Purpose of review: Probiotics may prevent Clostridium difficile infection (CDI), a leading healthcare-associated infection in the United States. However, prior studies were limited by heterogeneity in products and patient populations. Recent clinical evidence and new approaches to probiotic development are reviewed.
Recent findings: Probiotic use may reduce incident CDI in high-risk populations by as much as 50%, though prior clinical trials have yielded conflicting results. Combining probiotics with prebiotics improves growth and engraftment in the host. Bacillus clausii and Lactobacillus reuteri secrete compounds that directly inhibit C. difficile.

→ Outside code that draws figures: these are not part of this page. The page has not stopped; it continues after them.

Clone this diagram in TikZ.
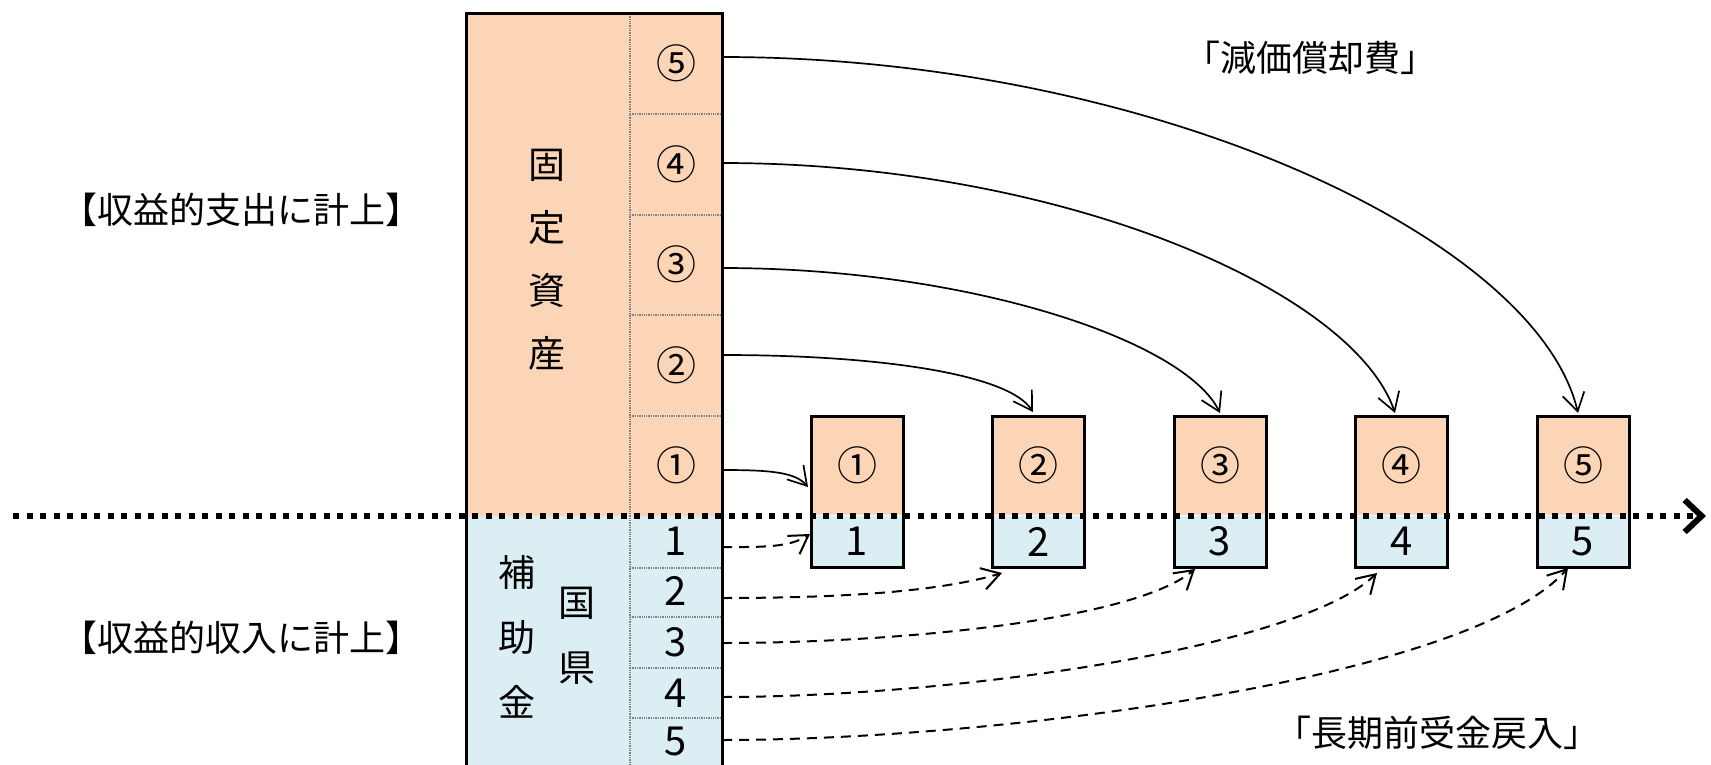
\documentclass[tikz,border=0pt]{standalone}
\usepackage{fontspec}
\setmainfont{Noto Sans CJK JP}
\usetikzlibrary{arrows.meta,calc}
\definecolor{peach}{HTML}{FBD5B5}
\definecolor{lblue}{HTML}{DAEEF3}
\definecolor{divgray}{HTML}{808080}
\begin{document}
\begin{tikzpicture}[x=1pt,y=-1pt,
  font=\fontsize{36}{42}\selectfont,
  txt/.style={inner sep=0pt, outer sep=0pt},
  cell/.style={inner sep=0pt, outer sep=0pt, minimum width=92pt, font=\fontsize{40}{42}\selectfont},
  divider/.style={divgray, line width=1.3pt, densely dotted},
  sol/.style={line width=1.7pt, -{Straight Barb[length=18pt,width=22pt,line width=1.7pt]}},
  dsh/.style={line width=2pt, dash pattern=on 10pt off 7pt, -{Straight Barb[length=18pt,width=22pt,line width=2pt]}},
  timeline/.style={line width=6pt, dash pattern=on 6pt off 7.5pt, -{Straight Barb[length=17pt,width=32pt,line width=6pt]}},
  smallbox/.style={draw, line width=3pt, inner sep=0pt, outer sep=0pt, minimum width=92pt, minimum height=151pt}
]
\path[use as bounding box] (0,0) rectangle (1711,765);
\clip (0,0) rectangle (1711,765);

% big column
\fill[peach] (466,14) rectangle (722,516);
\fill[lblue] (466,516) rectangle (722,790);
\draw[divider] (630,14) -- (630,790);
\foreach \yy in {114,215,315,416,568,617,668,718} {
  \draw[divider] (630,\yy) -- (722,\yy);
}
\node[draw, line width=3pt, inner sep=0pt, outer sep=0pt, minimum width=256pt, minimum height=800pt, anchor=north west] (col) at (466,14) {};

% right column cells (orange)
\node[cell, minimum height=100pt] (r5) at (676,63) {⑤};
\node[cell, minimum height=100pt] (r4) at (676,164) {④};
\node[cell, minimum height=100pt] (r3) at (676,264) {③};
\node[cell, minimum height=100pt] (r2) at (676,365) {②};
\node[cell, minimum height=100pt] (r1) at (676,465) {①};
% right column cells (blue)
\node[cell, minimum height=52pt] (g1) at (676,541) {1};
\node[cell, minimum height=49pt] (g2) at (676,591) {2};
\node[cell, minimum height=51pt] (g3) at (676,642) {3};
\node[cell, minimum height=50pt] (g4) at (676,693) {4};
\node[cell, minimum height=47pt] (g5) at (676,741) {5};

% vertical texts
\node[txt, align=center, font=\fontsize{37}{63}\selectfont] (fa) at (547,260) {固\\定\\資\\産};
\node[txt, align=center, font=\fontsize{37}{65}\selectfont] (hoj) at (517,637) {補\\助\\金};
\node[txt, align=center, font=\fontsize{37}{65}\selectfont] (kk) at (577,635.5) {国\\県};

% small boxes
\foreach \i/\c in {1/①,2/②,3/③,4/④,5/⑤} {
  \pgfmathsetmacro\bx{857+181.5*(\i-1)}
  \node[cell, fill=peach, minimum height=100pt] (u\i) at (\bx,465) {\c};
  \node[cell, fill=lblue, minimum height=51pt] (l\i) at (\bx,541.5) {\i};
  \node[smallbox] (b\i) at (\bx,491.5) {};
}

% labels
\node[txt] (capex) at (241,210) {【収益的支出に計上】};
\node[txt] (rev) at (241,638) {【収益的収入に計上】};
\node[txt] (dep) at (1310,58) {「減価償却費」};
\node[txt] (ltr) at (1437,733) {「長期前受金戻入」};

% solid connectors
\draw[sol] ($(r5.east)+(0,-6)$) .. controls +(428,0) and +(-41,-175) .. ($(b5.north)+(-5,-3)$);
\draw[sol] ($(r4.east)+(0,-1)$) .. controls +(338,0) and +(-42,-123) .. ($(b4.north)+(-6.5,-3)$);
\draw[sol] ($(r3.east)+(0,4)$) .. controls +(248,0) and +(-35,-72) .. ($(b3.north)+(0,-3)$);
\draw[sol] ($(r2.east)+(0,-10)$) .. controls +(158,0) and +(-24,-38) .. ($(b2.north)+(-5.5,-4)$);
\draw[sol] ($(r1.east)+(0,5)$) .. controls +(48,0) and +(-13,-15) .. ($(b1.west)+(-3,-4.5)$);

% dashed connectors
\draw[dsh] ($(g1.east)+(0,6)$) .. controls +(38,0) and +(-21,14) .. ($(b1.west)+(-1,42.5)$);
\draw[dsh] ($(g2.east)+(0,7)$) .. controls +(108,0) and +(-67,20) .. ($(b2.south)+(-36.5,6)$);
\draw[dsh] ($(g3.east)+(0,1)$) .. controls +(178,0) and +(-61,51) .. ($(b3.south)+(-25,2)$);
\draw[dsh] ($(g4.east)+(0,4)$) .. controls +(228,0) and +(-79,76) .. ($(b4.south)+(-24.5,6)$);
\draw[dsh] ($(g5.east)+(0,-1)$) .. controls +(278,0) and +(-98,111) .. ($(b5.south)+(-15,1)$);

% timeline
\coordinate (tl0) at (13,516);
\coordinate (tl1) at (1706,516);
\draw[timeline] (tl0) -- (tl1);
\end{tikzpicture}
\end{document}
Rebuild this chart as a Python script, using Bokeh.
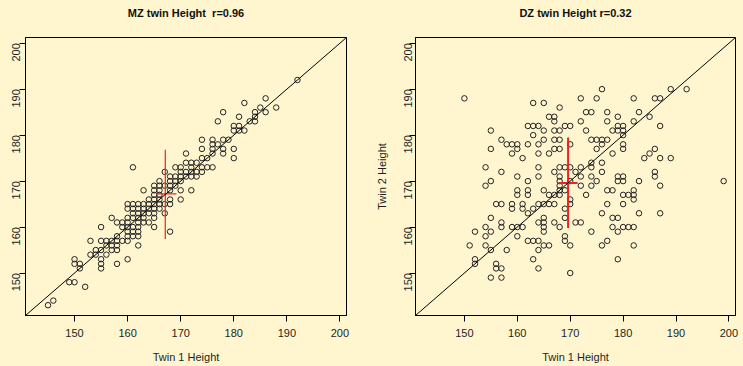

Organisms that produce secondary bile acids, such as Clostridium scindens, enhance C. difficile colonization resistance. Nontoxigenic C. difficile, which provides nutritional niche competition, may prevent CDI. Refinements to fecal microbiota transplantation (FMT) blur the line between probiotics and FMT. These include a quality-controlled stool product (RBX2660), purified Firmicutes spores (SER-109) and sterile fecal filtrate. Bacteriophages may treat CDI but have unknown safety and efficacy in humans.
Summary: There have been a number of advances in probiotics and our understanding of their role in prevention of CDI, but a number of important safety and efficacy questions remain. An improved understanding of the native microbiota structure and function will allow for continued development of rationally designed probiotic therapy to provide enhanced protection against CDI.